South Korean Presidential Election Candidate Yoon Suk-yeol Follows Rival in Issuing NFTs

With the South Korean presidential election just two days away, conservative People Power Party candidate Yoon Suk-yeol plans to mint 22,329 NFTs to attract young voters.
Image source: YNA

Quick take:

  • The NFTs will be minted on the AERGO blockchain.
  • Yoon has minted more than 4000 NFTs to date.
  • Democratic Party candidate was the first to mint NFTs for his election campaign.

People Power Party candidate for South Korea’s presidential election on 9 Mar, Yoon Suk-yeol, is minting a total of 22,329 NFTs of videos and photos of himself to woo young voters.

So far, more than 4000 NFTs have been minted on the AERGO blockchain. The NFTs were made available for sale today on South Korean NFT marketplace CCCV for 50,000 Korean won (US$40.78) each.

According to the latest pollby Gallup Korea on the presidential election, Yoon is leading with a 39% approval rating while his rival Democratic Party candidate Lee Jae-myung trails closely behind with a 38% rating.

The left-wing Democratic Party candidate Lee was the first to issue NFTs in January in a bid to win over young voters.
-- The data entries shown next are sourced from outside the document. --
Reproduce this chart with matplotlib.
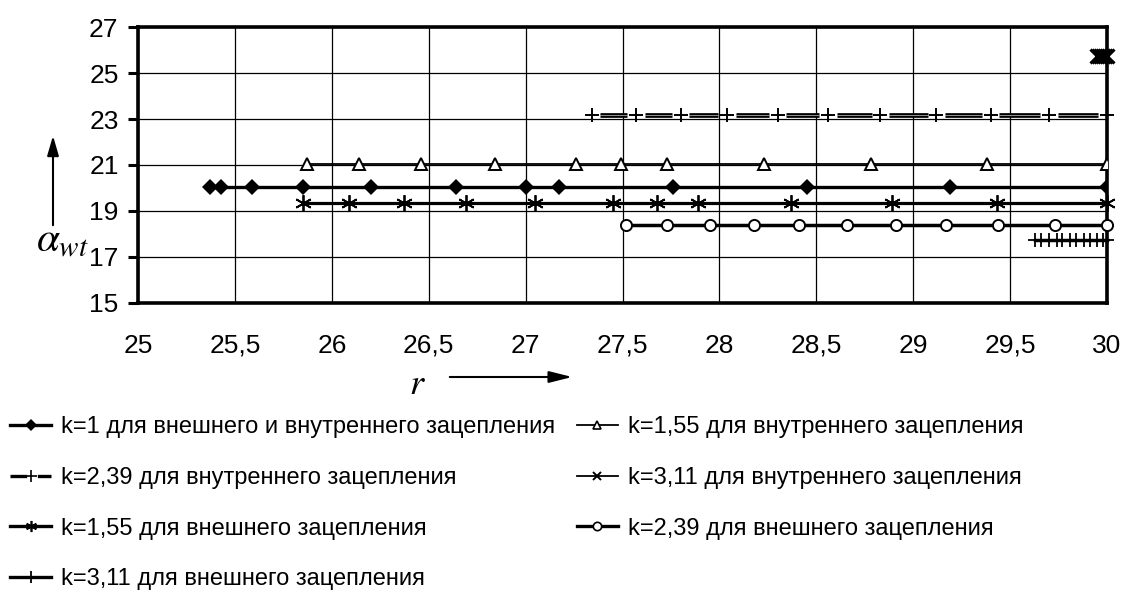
import numpy as np
import matplotlib.pyplot as plt
from matplotlib.lines import Line2D

plt.rcParams['font.family'] = ['Liberation Sans', 'DejaVu Sans']
plt.rcParams['mathtext.fontset'] = 'stix'

# k=1, внешнее и внутреннее зацепление
r_k1 = [25.37, 25.43, 25.59, 25.85, 26.20, 26.64, 27.0, 27.17, 27.76, 28.45, 29.19, 30.0]
a_k1 = [20.04] * len(r_k1)

# k=1,55 внутреннее
r_k155_in = [25.87, 26.14, 26.46, 26.84, 27.26, 27.49, 27.73, 28.23, 28.78, 29.38, 30.0]
a_k155_in = [21.06] * len(r_k155_in)

# k=2,39 внутреннее
r_k239_in = [27.34, 27.57, 27.80, 28.04, 28.30, 28.56, 28.83, 29.12, 29.40, 29.70, 30.0]
a_k239_in = [23.19] * len(r_k239_in)

# k=3,11 внутреннее
r_k311_in = [29.95, 29.96, 29.97, 29.98, 29.99, 30.0]
a_k311_in = [25.76] * len(r_k311_in)

# k=1,55 внешнее
r_k155_ex = [25.85, 26.09, 26.37, 26.69, 27.05, 27.45, 27.68, 27.89, 28.37, 28.89, 29.43, 30.0]
a_k155_ex = [19.35] * len(r_k155_ex)

# k=2,39 внешнее
r_k239_ex = [27.52, 27.73, 27.95, 28.18, 28.41, 28.66, 28.91, 29.17, 29.44, 29.73, 30.0]
a_k239_ex = [18.39] * len(r_k239_ex)

# k=3,11 внешнее
r_k311_ex = [29.63, 29.66, 29.70, 29.74, 29.77, 29.81, 29.84, 29.88, 29.91, 29.95, 29.98, 30.0]
a_k311_ex = [17.75] * len(r_k311_ex)

labels = ['k=1 для внешнего и внутреннего зацепления',
          'k=1,55 для внутреннего зацепления',
          'k=2,39 для внутреннего зацепления',
          'k=3,11 для внутреннего зацепления',
          'k=1,55 для внешнего зацепления',
          'k=2,39 для внешнего зацепления',
          'k=3,11 для внешнего зацепления']

x_ticks = np.arange(25, 30.01, 0.5)
y_ticks = np.arange(15, 27.01, 2)

fig = plt.figure(figsize=(11.24, 5.95), dpi=100)
ax = fig.add_axes([0.1228, 0.4908, 0.8621, 0.4638])

ast = (6, 2, 0)

ax.plot(r_k1, a_k1, color='black', lw=2.4, marker='D', ms=8, mew=0, zorder=4)
ax.plot(r_k155_in, a_k155_in, color='black', lw=1.3, marker='^', ms=9,
        mfc='white', mec='black', mew=1.4, zorder=4)

# штриховая линия: отрезки между маркерами с разрывами
gap = 0.045
for i in range(len(r_k239_in) - 1):
    xa, xb = r_k239_in[i] + gap, r_k239_in[i + 1] - gap
    ax.plot([xa, xb], [a_k239_in[i], a_k239_in[i + 1]], color='black', lw=3.4,
            solid_capstyle='butt', zorder=4)
    ax.plot([xa, xb], [a_k239_in[i], a_k239_in[i + 1]], color='white', lw=0.4,
            solid_capstyle='butt', zorder=4)
ax.plot(r_k239_in, a_k239_in, ls='none', marker='+', ms=10, mew=1.4,
        color='black', zorder=5, clip_on=False)

ax.plot(r_k311_in, a_k311_in, color='black', lw=1.0, marker='x', ms=10, mew=2.2,
        zorder=5, clip_on=False)
ax.plot(r_k155_ex, a_k155_ex, color='black', lw=2.3, marker=ast, ms=12, mew=1.3,
        zorder=4, clip_on=False)
ax.plot(r_k239_ex, a_k239_ex, color='black', lw=2.5, marker='o', ms=8,
        mfc='white', mec='black', mew=1.4, zorder=4, clip_on=False)
ax.plot(r_k311_ex, a_k311_ex, color='black', lw=2.5, marker='+', ms=10, mew=1.3,
        zorder=4, clip_on=False)

ax.set_xlim(25, 30)
ax.set_ylim(15, 27)
ax.set_xticks(x_ticks)
ax.set_xticklabels([('%g' % v).replace('.', ',') for v in x_ticks])
ax.set_yticks(y_ticks)
ax.set_yticklabels(['%d' % v for v in y_ticks])
ax.set_xticks([25, 30], minor=True)
ax.tick_params(axis='x', which='major', length=0, pad=22, labelsize=19)
ax.tick_params(axis='x', which='minor', length=7, width=2.2, direction='out')
ax.tick_params(axis='y', length=7, width=2.2, direction='out', pad=7, labelsize=19)
ax.grid(True, color='black', lw=0.9)
ax.set_axisbelow(True)
for s in ax.spines.values():
    s.set_linewidth(2.6)

# подписи осей со стрелками
fig.text(36, 354, r'$\alpha_{wt}$', fontsize=30, transform=None, va='center', ha='left')
ax.annotate('', xy=(53, 595 - 133), xytext=(53, 595 - 228), xycoords='figure pixels',
            textcoords='figure pixels',
            arrowprops=dict(arrowstyle='-|>,head_length=1.2,head_width=0.35',
                            mutation_scale=10, color='black', lw=1.5))
fig.text(417, 595 - 385, r'$r$', fontsize=26, transform=None, va='center', ha='center')
ax.annotate('', xy=(575, 595 - 377), xytext=(447, 595 - 377), xycoords='figure pixels',
            textcoords='figure pixels',
            arrowprops=dict(arrowstyle='-|>,head_length=1.4,head_width=0.35',
                            mutation_scale=10, color='black', lw=1.5))

# легенда
h_k1 = Line2D([], [], color='black', lw=2.4, marker='D', ms=6, mew=0)
h_k155_in = Line2D([], [], color='black', lw=1.3, marker='^', ms=6, mfc='white', mec='black', mew=1.2)
h_k239_in = Line2D([], [], color='black', lw=2.4, ls=(0, (5, 3.2)), marker='+', ms=8, mew=1.2)
h_k311_in = Line2D([], [], color='black', lw=1.3, marker='x', ms=6, mew=1.4)
h_k155_ex = Line2D([], [], color='black', lw=2.4, marker=ast, ms=8, mew=1.2)
h_k239_ex = Line2D([], [], color='black', lw=2.4, marker='o', ms=6, mfc='white', mec='black', mew=1.2)
h_k311_ex = Line2D([], [], color='black', lw=2.4, marker='+', ms=8, mew=1.3)

handles = [h_k1, h_k239_in, h_k155_ex, h_k311_ex, h_k155_in, h_k311_in, h_k239_ex]
leg_labels = [labels[0], labels[2], labels[4], labels[6], labels[1], labels[3], labels[5]]
fig.legend(handles, leg_labels, ncol=2, loc='upper left',
           bbox_to_anchor=(10 / 1124, 1 - 416 / 595), frameon=False, fontsize=17,
           handlelength=1.75, handletextpad=0.42, columnspacing=0.9, labelspacing=1.22,
           borderaxespad=0, borderpad=0)

fig.savefig('out.png', dpi=100)
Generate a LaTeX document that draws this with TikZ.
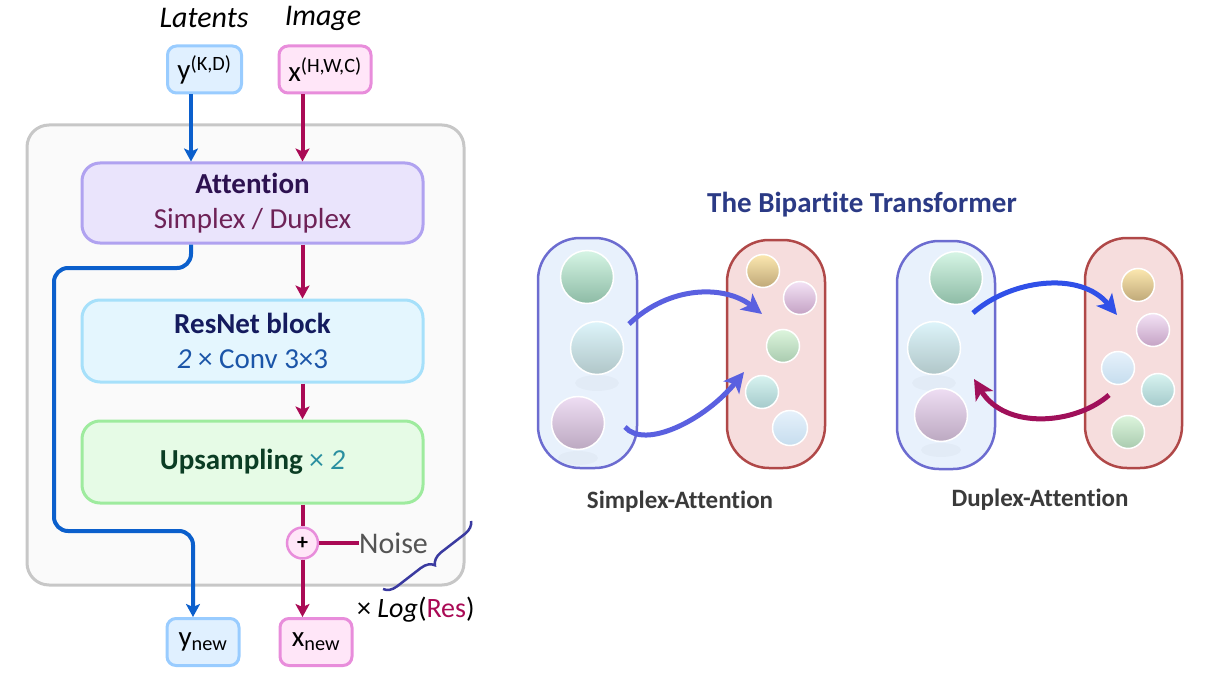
\documentclass[tikz,border=0pt]{standalone}
\usepackage{fontspec}
\setmainfont{Carlito}[Ligatures={NoCommon}]
\usetikzlibrary{arrows.meta,decorations.pathreplacing}
\definecolor{cblue}{HTML}{0B5FCC}
\definecolor{ccrim}{HTML}{AA0A55}
\definecolor{ylfill}{HTML}{E0F0FF}\definecolor{yldraw}{HTML}{99CCFF}
\definecolor{pkfill}{HTML}{FFE6F8}\definecolor{pkdraw}{HTML}{E88DDB}
\definecolor{atfill}{HTML}{EAE4FC}\definecolor{atdraw}{HTML}{B0A2F0}
\definecolor{rsfill}{HTML}{E4F6FE}\definecolor{rsdraw}{HTML}{A6E0FA}
\definecolor{upfill}{HTML}{E6FBE6}\definecolor{updraw}{HTML}{9EEB9E}
\definecolor{attxt}{HTML}{2D1150}\definecolor{sdtxt}{HTML}{6E2257}
\definecolor{rstxt}{HTML}{141B5E}\definecolor{cvtxt}{HTML}{1B55A8}
\definecolor{uptxt}{HTML}{0B3D24}\definecolor{x2txt}{HTML}{2A8FA0}
\definecolor{titletxt}{HTML}{2B3A85}\definecolor{labtxt}{HTML}{3A3A3A}
\definecolor{bracec}{HTML}{3A3AA0}
\definecolor{lpfill}{HTML}{E8F1FC}\definecolor{lpdraw}{HTML}{6C6CD0}
\definecolor{rpfill}{HTML}{F6DDDD}\definecolor{rpdraw}{HTML}{B04848}
\definecolor{sarrow}{HTML}{5A60E0}\definecolor{darrow}{HTML}{3050E8}
\definecolor{darrowb}{HTML}{A0105A}
% ball colours
\definecolor{gT}{HTML}{D6F5E5}\definecolor{gB}{HTML}{8DBBA5}
\definecolor{cT}{HTML}{DDF4FA}\definecolor{cB}{HTML}{B0C6C8}
\definecolor{pT}{HTML}{EEDDF3}\definecolor{pB}{HTML}{BCA9C1}
\definecolor{yT}{HTML}{FCE8B0}\definecolor{yB}{HTML}{BFA878}
\definecolor{vT}{HTML}{F3E2F5}\definecolor{vB}{HTML}{C4A2C4}
\definecolor{sgT}{HTML}{DDF5DD}\definecolor{sgB}{HTML}{A9CBAF}
\definecolor{tT}{HTML}{D8F3F0}\definecolor{tB}{HTML}{A4CACB}
\definecolor{lbT}{HTML}{E6F1FB}\definecolor{lbB}{HTML}{C6DDEE}
\tikzset{
  iobox/.style={draw, line width=3pt, rounded corners=9pt, inner sep=0pt, minimum height=47pt},
  yio/.style={iobox, fill=ylfill, draw=yldraw},
  xio/.style={iobox, fill=pkfill, draw=pkdraw},
  blk/.style={draw, line width=3pt, rounded corners=18pt, minimum width=341pt, align=center, inner sep=0pt},
  big/.style={font=\fontsize{29}{35}\selectfont},
  bluearr/.style={draw=cblue, line width=4pt, -{Stealth[length=13pt,width=14pt,inset=3pt]}},
  crimarr/.style={draw=ccrim, line width=4pt, -{Stealth[length=13pt,width=14pt,inset=3pt]}},
  pill/.style={draw, line width=2.5pt, rounded corners=42pt, inner sep=0pt},
  ball/.style={circle, draw=white, line width=1.5pt, inner sep=0pt, shading=axis, shading angle=15},
  refl/.style={fill=black, opacity=0.025},
  curvarr/.style={line width=5pt, -{Stealth[length=20pt,width=20pt,inset=5pt]}},
}
\begin{document}
\begin{tikzpicture}[x=1pt,y=-1pt]
\useasboundingbox (0,0) rectangle (1206,687);
% ---------- left: generator ----------
\node[draw=black!22, fill=black!2, line width=3pt, rounded corners=22pt, minimum width=437pt, minimum height=460pt] (outer) at (245.5,355) {};
\node[font=\fontsize{30}{35}\selectfont\itshape] (lat) at (204,18) {Latents};
\node[font=\fontsize{30}{35}\selectfont\itshape] (img) at (323,18) {Image};
\node[yio, minimum width=74pt, big] (yin) at (204.5,69.5) {y\textsuperscript{(K,D)}};
\node[xio, minimum width=92pt, big] (xin) at (325,69.5) {x\textsuperscript{(H,W,C)}};
\node[blk, fill=atfill, draw=atdraw, minimum height=80pt, big] (att) at (252.5,203)
  {\textcolor{attxt}{\textbf{Attention}}\\[0pt]\textcolor{sdtxt}{Simplex / Duplex}};
\node[blk, fill=rsfill, draw=rsdraw, minimum height=82pt, big] (res) at (252.5,341)
  {\textcolor{rstxt}{\textbf{ResNet block}}\\[0pt]\textcolor{cvtxt}{\textit{2} × Conv 3×3}};
\node[blk, fill=upfill, draw=updraw, minimum height=82pt, big] (ups) at (252.5,462)
  {\textcolor{uptxt}{\textbf{Upsampling}} \textcolor{x2txt}{× \textit{2}}};
\node[circle, draw=pkdraw, fill=pkfill, line width=2.5pt, minimum size=31pt, inner sep=0pt, font=\fontsize{22}{22}\selectfont\bfseries] (plus) at (302.5,543) {+};
\node[font=\fontsize{30}{35}\selectfont, text=black!67, anchor=west, inner sep=0pt] (noise) at (359,543) {Noise};
\node[yio, minimum width=72pt, big] (ynew) at (203,642) {y\textsubscript{new}};
\node[xio, minimum width=72pt, big] (xnew) at (316,642) {x\textsubscript{new}};
\node[font=\fontsize{28}{33}\selectfont, anchor=west, inner sep=0pt] (logres) at (357,610) {× \textit{Log}(\textcolor{ccrim}{Res})};
\coordinate (bl) at (191,0);
\coordinate (bl2) at (193,0);
\coordinate (c1) at (191,268);
\coordinate (c2) at (54,268);
\coordinate (c3) at (54,531);
\coordinate (c4) at (193,531);
\coordinate (br1) at (471,521);
\coordinate (br2) at (383,589);
\draw[bluearr] (yin.south -| bl) -- (att.north -| bl);
\draw[crimarr] (xin.south -| plus) -- (att.north -| plus);
\draw[crimarr] (att.south -| plus) -- (res.north -| plus);
\draw[crimarr] (res.south -| plus) -- (ups.north -| plus);
\draw[draw=ccrim, line width=4pt] (ups.south -| plus) -- (plus.north);
\draw[crimarr] (plus.south) -- (xnew.north -| plus);
\draw[draw=ccrim, line width=4pt] (plus.east) -- (noise.west);
\draw[bluearr, rounded corners=14pt] (att.south -| bl) -- (c1) -- (c2) -- (c3) -- (c4) -- (ynew.north -| bl2);
\draw[bracec, line width=2.5pt, decorate, decoration={brace, amplitude=13pt}] (br1) -- (br2);
% ---------- right: bipartite transformer ----------
\node[font=\fontsize{29}{34}\selectfont\bfseries, text=titletxt] (title) at (862,205) {The Bipartite Transformer};
% simplex
\node[pill, fill=lpfill, draw=lpdraw, minimum width=99pt, minimum height=230pt] (sl) at (587.5,353) {};
\node[pill, fill=rpfill, draw=rpdraw, minimum width=98pt, minimum height=228pt] (sr) at (776,354) {};
\fill[refl] (597,383) ellipse (22pt and 8pt);
\fill[refl] (578,458) ellipse (20pt and 7pt);
\node[ball, minimum size=53pt, top color=gT, bottom color=gB] (sa) at (587,277) {};
\node[ball, minimum size=53pt, top color=cT, bottom color=cB] (sb) at (597,348) {};
\node[ball, minimum size=53pt, top color=pT, bottom color=pB] (sc) at (578,423) {};
\node[ball, minimum size=33pt, top color=yT, bottom color=yB] (s1) at (763,271) {};
\node[ball, minimum size=33pt, top color=vT, bottom color=vB] (s2) at (800,298) {};
\node[ball, minimum size=33pt, top color=sgT, bottom color=sgB] (s3) at (783,346) {};
\node[ball, minimum size=33pt, top color=tT, bottom color=tB] (s4) at (762,392) {};
\node[ball, minimum size=35pt, top color=lbT, bottom color=lbB] (s5) at (790,428) {};
\coordinate (sa1) at (629,324);
\coordinate (sa2) at (762,314);
\coordinate (sb1) at (625,427);
\coordinate (sb2) at (744,372);
\draw[curvarr, sarrow] (sa1) .. controls (670,285) and (725,285) .. (sa2);
\draw[curvarr, sarrow] (sb1) .. controls (645,450) and (705,420) .. (sb2);
\node[font=\fontsize{25}{30}\selectfont\bfseries, text=labtxt] (slab) at (680,502) {Simplex-Attention};
% duplex
\node[pill, fill=lpfill, draw=lpdraw, minimum width=98pt, minimum height=228pt] (dl) at (946,355) {};
\node[pill, fill=rpfill, draw=rpdraw, minimum width=97pt, minimum height=230pt] (dr) at (1133.5,353) {};
\fill[refl] (934,383) ellipse (22pt and 8pt);
\fill[refl] (941,450) ellipse (20pt and 7pt);
\node[ball, minimum size=53pt, top color=gT, bottom color=gB] (da) at (956,278) {};
\node[ball, minimum size=53pt, top color=cT, bottom color=cB] (db) at (934,348) {};
\node[ball, minimum size=53pt, top color=pT, bottom color=pB] (dc) at (941,415) {};
\node[ball, minimum size=33pt, top color=yT, bottom color=yB] (d1) at (1138,285) {};
\node[ball, minimum size=33pt, top color=vT, bottom color=vB] (d2) at (1153,330) {};
\node[ball, minimum size=33pt, top color=lbT, bottom color=lbB] (d3) at (1118,368) {};
\node[ball, minimum size=33pt, top color=tT, bottom color=tB] (d4) at (1158,390) {};
\node[ball, minimum size=33pt, top color=sgT, bottom color=sgB] (d5) at (1128,432) {};
\coordinate (da1) at (973,313);
\coordinate (da2) at (1117,315);
\coordinate (db1) at (1109,395);
\coordinate (db2) at (974,379);
\draw[curvarr, darrow] (da1) .. controls (1010,280) and (1080,270) .. (da2);
\draw[curvarr, darrowb] (db1) .. controls (1075,425) and (1005,430) .. (db2);
\node[font=\fontsize{25}{30}\selectfont\bfseries, text=labtxt] (dlab) at (1040,500) {Duplex-Attention};
\end{tikzpicture}
\end{document}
To comply with the Political Funds Act or the Public Official Election Act, Lee’s NFTs, which included a picture of him and a copy of his policies, were airdropped to donors of his campaign instead of being put up for sale. He has also accepted BTC and ETH as well as other cryptocurrencies for political donations.

As South Korea plans to become one of the big players in the metaverse markets, both candidates have made crypto-friendly statements to sway votes from the younger generation. 

Both Yoon and Lee have promised to lift the country’s defacto ban on ICOs which was posted on the Financial Services Commission’s website in 2017, even though it never officially made it into legislation.

In January, Yoon vowed to deregulate Korea’s crypto industry to promote its growth. His rival Lee Jae-myung has set up a metaverse and gaming task force and has announced ambitions to turn Korea into a crypto hub.

South Korea has yet to pass blockchain-specific legislations that protect crypto investors, though there are 14 crypto-related bills circulating at the moment. Speaking to Coindesk, Jin Kang, head of legal at Hashed, said the lack of regulation is a “calculated risk” to make sure that the ruling party can attract voters with its proposal of a regulatory framework.

Recently, South Korea has been making big moves into the Web 3 space. It announced in January its plans to dominate the global metaverse market. In February, the country pledged $186.7 million to create the nation’s metaverse ecosystem while major entertainment corporations YG and SM, as well as gaming giant Netmarble, have all announced plans to launch NFTs and blockchain games.

Steve Lee, an investor at BlockTower Capital, a hedge fund focused on crypto asset and blockchain technology, told Coindesk that “this shows the level of NFT (non-fungible tokens) hype among retail investors, but also how listed companies or brand names drive hype.”